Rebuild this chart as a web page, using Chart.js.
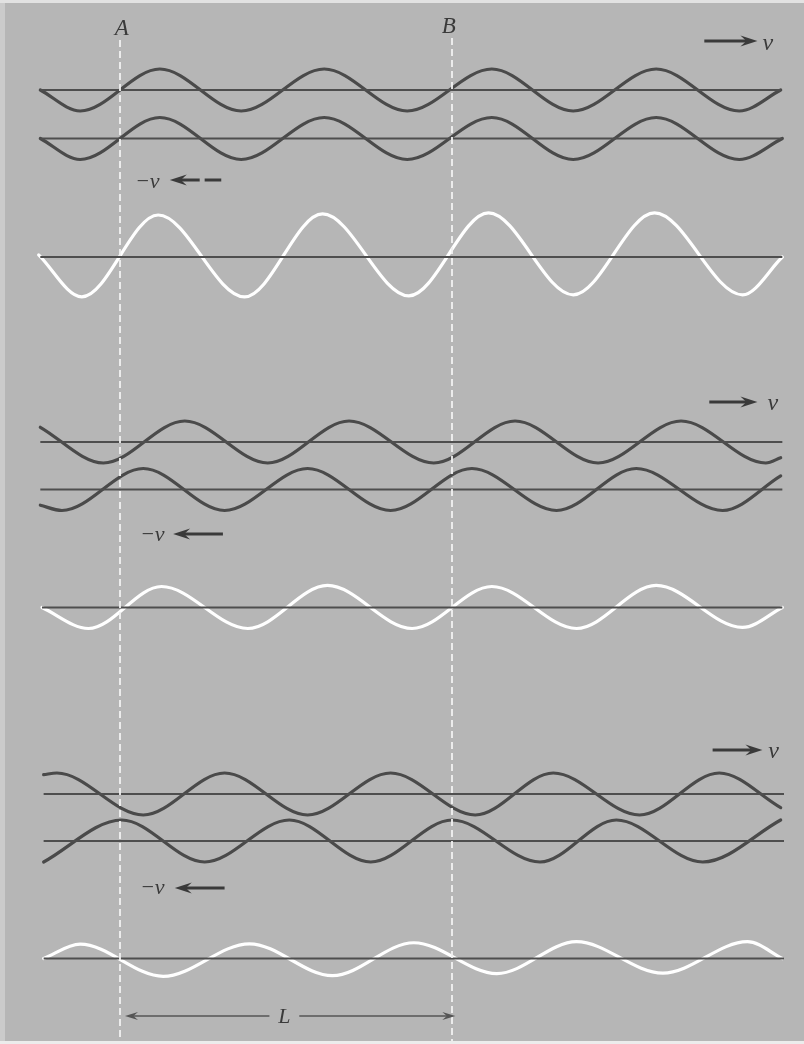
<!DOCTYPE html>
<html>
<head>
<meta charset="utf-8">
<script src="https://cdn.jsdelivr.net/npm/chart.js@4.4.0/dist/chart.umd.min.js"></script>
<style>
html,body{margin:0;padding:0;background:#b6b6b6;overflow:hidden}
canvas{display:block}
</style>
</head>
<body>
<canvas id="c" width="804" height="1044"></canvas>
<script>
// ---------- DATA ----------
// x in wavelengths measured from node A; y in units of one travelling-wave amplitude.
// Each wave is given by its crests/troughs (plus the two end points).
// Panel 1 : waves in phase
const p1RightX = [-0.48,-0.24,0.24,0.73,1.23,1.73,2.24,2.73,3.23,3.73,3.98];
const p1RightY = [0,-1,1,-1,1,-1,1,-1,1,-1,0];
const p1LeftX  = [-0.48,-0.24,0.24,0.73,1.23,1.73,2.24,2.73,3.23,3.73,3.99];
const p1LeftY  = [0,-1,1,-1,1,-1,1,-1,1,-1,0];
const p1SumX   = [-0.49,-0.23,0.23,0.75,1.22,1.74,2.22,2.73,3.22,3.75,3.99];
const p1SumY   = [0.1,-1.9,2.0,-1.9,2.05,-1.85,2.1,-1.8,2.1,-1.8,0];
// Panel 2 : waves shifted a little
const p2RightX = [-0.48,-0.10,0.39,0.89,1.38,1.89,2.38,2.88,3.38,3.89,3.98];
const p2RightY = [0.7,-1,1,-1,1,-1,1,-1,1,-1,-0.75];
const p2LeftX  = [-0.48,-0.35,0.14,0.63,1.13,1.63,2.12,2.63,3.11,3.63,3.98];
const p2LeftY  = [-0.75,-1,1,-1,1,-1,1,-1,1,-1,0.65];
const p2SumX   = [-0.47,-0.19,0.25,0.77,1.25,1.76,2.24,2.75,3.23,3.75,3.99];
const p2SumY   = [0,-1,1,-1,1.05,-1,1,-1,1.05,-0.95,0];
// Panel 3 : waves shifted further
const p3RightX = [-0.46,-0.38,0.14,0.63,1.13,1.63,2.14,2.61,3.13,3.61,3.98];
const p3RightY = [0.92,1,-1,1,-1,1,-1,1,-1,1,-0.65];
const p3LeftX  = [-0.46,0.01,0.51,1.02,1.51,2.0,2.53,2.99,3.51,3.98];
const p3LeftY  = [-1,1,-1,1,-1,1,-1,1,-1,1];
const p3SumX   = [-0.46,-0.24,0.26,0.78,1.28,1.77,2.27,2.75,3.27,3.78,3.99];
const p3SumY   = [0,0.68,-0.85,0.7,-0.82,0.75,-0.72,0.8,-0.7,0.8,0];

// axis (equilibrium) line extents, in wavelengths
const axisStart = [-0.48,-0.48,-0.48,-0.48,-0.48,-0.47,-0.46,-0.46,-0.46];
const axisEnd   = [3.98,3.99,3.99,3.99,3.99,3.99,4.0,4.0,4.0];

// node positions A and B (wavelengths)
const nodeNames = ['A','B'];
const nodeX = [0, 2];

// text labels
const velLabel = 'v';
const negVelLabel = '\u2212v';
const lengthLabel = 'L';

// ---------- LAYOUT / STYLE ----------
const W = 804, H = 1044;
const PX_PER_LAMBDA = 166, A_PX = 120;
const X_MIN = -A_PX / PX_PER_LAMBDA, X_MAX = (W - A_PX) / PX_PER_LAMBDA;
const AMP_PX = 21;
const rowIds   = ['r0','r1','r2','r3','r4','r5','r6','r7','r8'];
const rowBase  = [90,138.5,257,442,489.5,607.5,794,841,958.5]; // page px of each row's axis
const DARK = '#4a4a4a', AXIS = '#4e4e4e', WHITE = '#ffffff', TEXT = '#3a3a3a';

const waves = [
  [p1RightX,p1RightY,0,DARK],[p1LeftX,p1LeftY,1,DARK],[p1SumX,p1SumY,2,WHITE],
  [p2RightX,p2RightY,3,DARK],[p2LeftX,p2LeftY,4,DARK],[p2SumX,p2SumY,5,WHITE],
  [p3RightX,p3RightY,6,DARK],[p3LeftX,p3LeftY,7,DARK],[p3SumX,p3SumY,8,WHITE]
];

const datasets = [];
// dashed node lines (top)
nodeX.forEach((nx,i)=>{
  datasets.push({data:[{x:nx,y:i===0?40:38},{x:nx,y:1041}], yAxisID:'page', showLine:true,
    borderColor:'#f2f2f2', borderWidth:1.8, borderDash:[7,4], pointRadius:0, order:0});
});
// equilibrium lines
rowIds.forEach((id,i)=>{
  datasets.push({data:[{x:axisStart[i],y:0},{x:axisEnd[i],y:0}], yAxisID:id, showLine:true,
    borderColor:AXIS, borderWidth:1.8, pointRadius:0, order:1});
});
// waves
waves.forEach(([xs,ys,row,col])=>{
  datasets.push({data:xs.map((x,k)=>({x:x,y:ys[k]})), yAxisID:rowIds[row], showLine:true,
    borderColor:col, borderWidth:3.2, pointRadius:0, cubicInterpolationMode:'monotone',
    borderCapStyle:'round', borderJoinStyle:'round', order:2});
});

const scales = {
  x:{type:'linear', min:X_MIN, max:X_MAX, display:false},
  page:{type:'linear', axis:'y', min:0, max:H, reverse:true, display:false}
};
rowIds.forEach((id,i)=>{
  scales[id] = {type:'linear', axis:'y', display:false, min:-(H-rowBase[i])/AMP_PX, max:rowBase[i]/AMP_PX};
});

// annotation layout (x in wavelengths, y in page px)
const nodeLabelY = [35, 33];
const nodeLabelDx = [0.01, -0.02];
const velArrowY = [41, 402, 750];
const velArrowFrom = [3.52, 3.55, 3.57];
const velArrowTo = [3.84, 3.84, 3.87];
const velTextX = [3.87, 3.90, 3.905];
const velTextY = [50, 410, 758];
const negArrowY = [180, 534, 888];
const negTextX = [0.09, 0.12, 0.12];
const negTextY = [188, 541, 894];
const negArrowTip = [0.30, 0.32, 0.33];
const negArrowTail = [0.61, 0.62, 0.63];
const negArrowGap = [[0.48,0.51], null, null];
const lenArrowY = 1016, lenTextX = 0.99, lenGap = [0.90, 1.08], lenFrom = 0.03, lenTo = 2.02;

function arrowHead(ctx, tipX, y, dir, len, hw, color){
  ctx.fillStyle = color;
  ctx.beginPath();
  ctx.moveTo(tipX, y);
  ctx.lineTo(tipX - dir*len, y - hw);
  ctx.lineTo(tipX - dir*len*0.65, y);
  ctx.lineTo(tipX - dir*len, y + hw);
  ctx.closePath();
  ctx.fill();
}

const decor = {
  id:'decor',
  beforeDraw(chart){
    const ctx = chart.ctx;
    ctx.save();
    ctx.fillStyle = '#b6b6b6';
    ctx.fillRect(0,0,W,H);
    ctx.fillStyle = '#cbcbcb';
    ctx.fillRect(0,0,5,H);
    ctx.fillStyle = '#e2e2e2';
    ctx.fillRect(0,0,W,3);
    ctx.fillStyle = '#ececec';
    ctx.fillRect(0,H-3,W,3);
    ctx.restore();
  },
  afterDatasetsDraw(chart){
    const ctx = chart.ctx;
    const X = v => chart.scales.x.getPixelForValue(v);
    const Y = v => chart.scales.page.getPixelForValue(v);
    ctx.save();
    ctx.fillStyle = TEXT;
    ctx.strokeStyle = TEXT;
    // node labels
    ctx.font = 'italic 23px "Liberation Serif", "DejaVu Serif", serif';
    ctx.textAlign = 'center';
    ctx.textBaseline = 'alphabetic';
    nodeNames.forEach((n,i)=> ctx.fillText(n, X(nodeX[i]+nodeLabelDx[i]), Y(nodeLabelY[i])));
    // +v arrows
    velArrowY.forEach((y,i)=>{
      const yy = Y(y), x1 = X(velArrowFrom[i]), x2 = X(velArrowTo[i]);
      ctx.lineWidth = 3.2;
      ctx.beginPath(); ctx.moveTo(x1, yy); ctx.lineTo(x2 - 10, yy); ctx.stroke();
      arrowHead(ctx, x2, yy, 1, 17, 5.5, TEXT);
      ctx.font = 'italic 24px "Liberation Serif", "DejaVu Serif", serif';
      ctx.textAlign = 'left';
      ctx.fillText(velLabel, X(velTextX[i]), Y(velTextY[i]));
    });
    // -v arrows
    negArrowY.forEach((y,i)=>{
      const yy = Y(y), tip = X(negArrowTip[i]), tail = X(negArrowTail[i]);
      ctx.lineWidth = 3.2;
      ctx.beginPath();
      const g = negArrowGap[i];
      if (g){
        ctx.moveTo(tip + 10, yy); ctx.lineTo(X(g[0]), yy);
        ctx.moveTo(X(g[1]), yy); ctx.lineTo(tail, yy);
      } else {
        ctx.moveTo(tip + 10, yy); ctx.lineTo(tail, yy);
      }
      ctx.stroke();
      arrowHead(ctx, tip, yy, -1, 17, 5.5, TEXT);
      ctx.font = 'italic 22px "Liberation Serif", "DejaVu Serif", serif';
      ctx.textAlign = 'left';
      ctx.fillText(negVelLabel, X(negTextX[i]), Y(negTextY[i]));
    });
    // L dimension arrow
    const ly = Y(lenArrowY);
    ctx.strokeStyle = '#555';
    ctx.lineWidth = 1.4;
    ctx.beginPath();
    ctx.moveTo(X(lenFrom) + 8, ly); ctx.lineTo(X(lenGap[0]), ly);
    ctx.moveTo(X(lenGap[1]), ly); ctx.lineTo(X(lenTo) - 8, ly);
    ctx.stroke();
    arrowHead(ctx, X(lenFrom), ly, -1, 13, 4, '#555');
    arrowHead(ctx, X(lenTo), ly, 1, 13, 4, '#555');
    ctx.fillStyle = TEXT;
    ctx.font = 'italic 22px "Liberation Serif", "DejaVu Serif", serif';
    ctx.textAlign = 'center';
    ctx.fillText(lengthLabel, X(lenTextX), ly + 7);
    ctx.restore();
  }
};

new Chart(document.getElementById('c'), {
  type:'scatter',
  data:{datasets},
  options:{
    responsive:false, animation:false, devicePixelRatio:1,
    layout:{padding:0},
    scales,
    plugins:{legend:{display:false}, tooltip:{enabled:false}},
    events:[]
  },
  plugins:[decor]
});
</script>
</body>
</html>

════

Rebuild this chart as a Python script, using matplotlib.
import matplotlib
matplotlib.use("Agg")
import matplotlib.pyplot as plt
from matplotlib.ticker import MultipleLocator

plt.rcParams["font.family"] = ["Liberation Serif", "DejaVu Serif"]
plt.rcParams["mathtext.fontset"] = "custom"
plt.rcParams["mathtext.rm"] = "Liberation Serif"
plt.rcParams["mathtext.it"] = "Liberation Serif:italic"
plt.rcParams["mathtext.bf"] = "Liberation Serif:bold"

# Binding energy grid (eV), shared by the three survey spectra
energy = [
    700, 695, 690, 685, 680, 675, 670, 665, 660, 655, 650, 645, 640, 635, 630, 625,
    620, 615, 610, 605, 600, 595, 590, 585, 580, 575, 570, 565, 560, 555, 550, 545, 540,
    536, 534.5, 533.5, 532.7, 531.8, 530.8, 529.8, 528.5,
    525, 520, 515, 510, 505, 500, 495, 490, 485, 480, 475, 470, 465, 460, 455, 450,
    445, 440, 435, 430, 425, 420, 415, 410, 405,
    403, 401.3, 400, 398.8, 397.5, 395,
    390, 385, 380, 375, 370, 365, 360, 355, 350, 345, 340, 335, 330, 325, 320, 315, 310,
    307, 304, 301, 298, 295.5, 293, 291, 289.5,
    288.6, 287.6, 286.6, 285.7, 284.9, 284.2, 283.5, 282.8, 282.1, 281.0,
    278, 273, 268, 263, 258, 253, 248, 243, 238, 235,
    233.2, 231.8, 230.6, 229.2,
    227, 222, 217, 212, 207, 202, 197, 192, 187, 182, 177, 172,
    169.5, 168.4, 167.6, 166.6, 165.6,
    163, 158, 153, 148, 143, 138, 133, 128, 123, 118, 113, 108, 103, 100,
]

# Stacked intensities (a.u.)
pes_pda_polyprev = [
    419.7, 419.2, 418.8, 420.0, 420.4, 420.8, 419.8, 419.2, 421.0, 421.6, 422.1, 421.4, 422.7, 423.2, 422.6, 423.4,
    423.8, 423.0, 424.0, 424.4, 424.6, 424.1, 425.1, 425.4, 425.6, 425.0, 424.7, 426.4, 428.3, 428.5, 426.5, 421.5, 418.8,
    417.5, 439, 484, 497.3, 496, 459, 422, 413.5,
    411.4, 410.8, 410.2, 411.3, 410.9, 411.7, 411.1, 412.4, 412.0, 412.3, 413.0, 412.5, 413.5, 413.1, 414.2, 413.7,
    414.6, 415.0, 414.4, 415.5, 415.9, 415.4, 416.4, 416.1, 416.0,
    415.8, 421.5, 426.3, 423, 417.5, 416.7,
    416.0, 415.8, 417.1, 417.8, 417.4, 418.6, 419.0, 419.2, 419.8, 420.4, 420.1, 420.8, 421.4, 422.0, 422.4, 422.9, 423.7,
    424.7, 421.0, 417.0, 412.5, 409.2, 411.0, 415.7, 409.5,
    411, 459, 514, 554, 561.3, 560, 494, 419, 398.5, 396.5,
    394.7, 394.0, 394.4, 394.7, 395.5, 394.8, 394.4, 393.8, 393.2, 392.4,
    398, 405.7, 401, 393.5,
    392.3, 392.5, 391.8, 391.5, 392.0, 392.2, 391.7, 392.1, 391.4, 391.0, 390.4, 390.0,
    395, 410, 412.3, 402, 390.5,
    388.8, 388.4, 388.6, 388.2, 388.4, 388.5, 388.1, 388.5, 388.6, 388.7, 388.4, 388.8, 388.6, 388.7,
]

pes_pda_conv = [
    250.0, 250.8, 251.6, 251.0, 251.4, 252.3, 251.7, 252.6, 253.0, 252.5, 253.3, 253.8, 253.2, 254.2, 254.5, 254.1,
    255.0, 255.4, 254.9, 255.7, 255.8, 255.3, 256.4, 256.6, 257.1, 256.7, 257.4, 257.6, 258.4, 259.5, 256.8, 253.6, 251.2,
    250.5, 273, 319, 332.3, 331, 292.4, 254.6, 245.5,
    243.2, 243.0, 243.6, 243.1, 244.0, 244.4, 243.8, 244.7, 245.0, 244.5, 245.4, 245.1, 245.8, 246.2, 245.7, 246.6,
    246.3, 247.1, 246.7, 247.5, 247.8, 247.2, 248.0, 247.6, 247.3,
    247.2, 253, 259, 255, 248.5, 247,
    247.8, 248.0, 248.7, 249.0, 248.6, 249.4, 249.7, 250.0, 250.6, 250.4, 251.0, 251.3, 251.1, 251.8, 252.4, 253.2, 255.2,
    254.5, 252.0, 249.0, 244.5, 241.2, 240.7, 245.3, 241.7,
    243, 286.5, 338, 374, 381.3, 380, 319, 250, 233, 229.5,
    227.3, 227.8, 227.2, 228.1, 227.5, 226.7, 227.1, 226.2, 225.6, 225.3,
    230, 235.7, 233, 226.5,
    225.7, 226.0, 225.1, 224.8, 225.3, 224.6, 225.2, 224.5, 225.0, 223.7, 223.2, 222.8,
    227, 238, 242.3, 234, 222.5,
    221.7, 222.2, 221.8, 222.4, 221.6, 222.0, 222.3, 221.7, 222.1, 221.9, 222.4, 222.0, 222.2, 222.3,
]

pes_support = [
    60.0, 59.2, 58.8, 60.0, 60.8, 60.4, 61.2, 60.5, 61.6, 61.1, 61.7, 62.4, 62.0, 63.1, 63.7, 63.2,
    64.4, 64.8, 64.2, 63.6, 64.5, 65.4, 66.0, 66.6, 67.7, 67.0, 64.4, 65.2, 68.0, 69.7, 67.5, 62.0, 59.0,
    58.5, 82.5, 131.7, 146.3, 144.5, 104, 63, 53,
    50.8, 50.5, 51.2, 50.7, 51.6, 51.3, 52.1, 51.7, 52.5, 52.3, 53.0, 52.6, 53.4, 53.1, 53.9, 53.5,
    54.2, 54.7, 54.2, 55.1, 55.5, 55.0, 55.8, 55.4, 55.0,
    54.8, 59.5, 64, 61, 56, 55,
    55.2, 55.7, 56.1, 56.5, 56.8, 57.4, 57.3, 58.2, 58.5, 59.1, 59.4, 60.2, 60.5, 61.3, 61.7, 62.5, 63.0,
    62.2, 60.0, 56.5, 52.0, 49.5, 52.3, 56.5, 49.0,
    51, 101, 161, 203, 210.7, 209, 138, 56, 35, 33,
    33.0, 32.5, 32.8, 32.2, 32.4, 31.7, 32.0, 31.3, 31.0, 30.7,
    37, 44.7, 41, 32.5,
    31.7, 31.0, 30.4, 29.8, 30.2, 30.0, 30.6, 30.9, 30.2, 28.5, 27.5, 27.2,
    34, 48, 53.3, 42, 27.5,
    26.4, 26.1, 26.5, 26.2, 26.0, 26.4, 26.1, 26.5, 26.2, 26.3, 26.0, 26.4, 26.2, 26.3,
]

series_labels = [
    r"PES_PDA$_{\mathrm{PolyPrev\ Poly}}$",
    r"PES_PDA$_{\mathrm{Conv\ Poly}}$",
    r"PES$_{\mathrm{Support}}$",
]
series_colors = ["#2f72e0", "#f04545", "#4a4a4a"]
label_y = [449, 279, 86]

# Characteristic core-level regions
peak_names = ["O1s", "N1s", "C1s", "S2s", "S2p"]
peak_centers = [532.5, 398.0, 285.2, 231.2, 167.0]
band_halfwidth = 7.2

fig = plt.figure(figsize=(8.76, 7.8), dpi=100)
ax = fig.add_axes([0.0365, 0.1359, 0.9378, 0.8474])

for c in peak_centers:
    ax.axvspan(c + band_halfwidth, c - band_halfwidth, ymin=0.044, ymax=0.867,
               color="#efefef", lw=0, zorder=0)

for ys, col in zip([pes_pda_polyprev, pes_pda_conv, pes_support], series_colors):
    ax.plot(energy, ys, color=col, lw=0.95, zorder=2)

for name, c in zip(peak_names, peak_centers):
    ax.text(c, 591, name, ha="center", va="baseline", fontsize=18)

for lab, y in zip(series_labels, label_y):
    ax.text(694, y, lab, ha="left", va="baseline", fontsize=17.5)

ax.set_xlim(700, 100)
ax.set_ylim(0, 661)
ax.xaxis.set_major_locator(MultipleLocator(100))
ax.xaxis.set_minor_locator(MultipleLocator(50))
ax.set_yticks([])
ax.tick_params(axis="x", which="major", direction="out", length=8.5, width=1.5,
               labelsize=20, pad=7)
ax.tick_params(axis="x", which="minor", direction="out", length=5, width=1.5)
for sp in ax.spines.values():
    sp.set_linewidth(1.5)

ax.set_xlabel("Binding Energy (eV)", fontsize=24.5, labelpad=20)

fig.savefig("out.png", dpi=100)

════

## Request
Reproduce exactly the section that begins with the line containing "Rebuild this chart as a web" and ends with the line containing "const lengthLabel = 'L';". Both boundary lines belong in the copy, but pictures do not.

## Task answer
Rebuild this chart as a web page, using Chart.js.
<!DOCTYPE html>
<html>
<head>
<meta charset="utf-8">
<script src="https://cdn.jsdelivr.net/npm/chart.js@4.4.0/dist/chart.umd.min.js"></script>
<style>
html,body{margin:0;padding:0;background:#b6b6b6;overflow:hidden}
canvas{display:block}
</style>
</head>
<body>
<canvas id="c" width="804" height="1044"></canvas>
<script>
// ---------- DATA ----------
// x in wavelengths measured from node A; y in units of one travelling-wave amplitude.
// Each wave is given by its crests/troughs (plus the two end points).
// Panel 1 : waves in phase
const p1RightX = [-0.48,-0.24,0.24,0.73,1.23,1.73,2.24,2.73,3.23,3.73,3.98];
const p1RightY = [0,-1,1,-1,1,-1,1,-1,1,-1,0];
const p1LeftX  = [-0.48,-0.24,0.24,0.73,1.23,1.73,2.24,2.73,3.23,3.73,3.99];
const p1LeftY  = [0,-1,1,-1,1,-1,1,-1,1,-1,0];
const p1SumX   = [-0.49,-0.23,0.23,0.75,1.22,1.74,2.22,2.73,3.22,3.75,3.99];
const p1SumY   = [0.1,-1.9,2.0,-1.9,2.05,-1.85,2.1,-1.8,2.1,-1.8,0];
// Panel 2 : waves shifted a little
const p2RightX = [-0.48,-0.10,0.39,0.89,1.38,1.89,2.38,2.88,3.38,3.89,3.98];
const p2RightY = [0.7,-1,1,-1,1,-1,1,-1,1,-1,-0.75];
const p2LeftX  = [-0.48,-0.35,0.14,0.63,1.13,1.63,2.12,2.63,3.11,3.63,3.98];
const p2LeftY  = [-0.75,-1,1,-1,1,-1,1,-1,1,-1,0.65];
const p2SumX   = [-0.47,-0.19,0.25,0.77,1.25,1.76,2.24,2.75,3.23,3.75,3.99];
const p2SumY   = [0,-1,1,-1,1.05,-1,1,-1,1.05,-0.95,0];
// Panel 3 : waves shifted further
const p3RightX = [-0.46,-0.38,0.14,0.63,1.13,1.63,2.14,2.61,3.13,3.61,3.98];
const p3RightY = [0.92,1,-1,1,-1,1,-1,1,-1,1,-0.65];
const p3LeftX  = [-0.46,0.01,0.51,1.02,1.51,2.0,2.53,2.99,3.51,3.98];
const p3LeftY  = [-1,1,-1,1,-1,1,-1,1,-1,1];
const p3SumX   = [-0.46,-0.24,0.26,0.78,1.28,1.77,2.27,2.75,3.27,3.78,3.99];
const p3SumY   = [0,0.68,-0.85,0.7,-0.82,0.75,-0.72,0.8,-0.7,0.8,0];

// axis (equilibrium) line extents, in wavelengths
const axisStart = [-0.48,-0.48,-0.48,-0.48,-0.48,-0.47,-0.46,-0.46,-0.46];
const axisEnd   = [3.98,3.99,3.99,3.99,3.99,3.99,4.0,4.0,4.0];

// node positions A and B (wavelengths)
const nodeNames = ['A','B'];
const nodeX = [0, 2];

// text labels
const velLabel = 'v';
const negVelLabel = '\u2212v';
const lengthLabel = 'L';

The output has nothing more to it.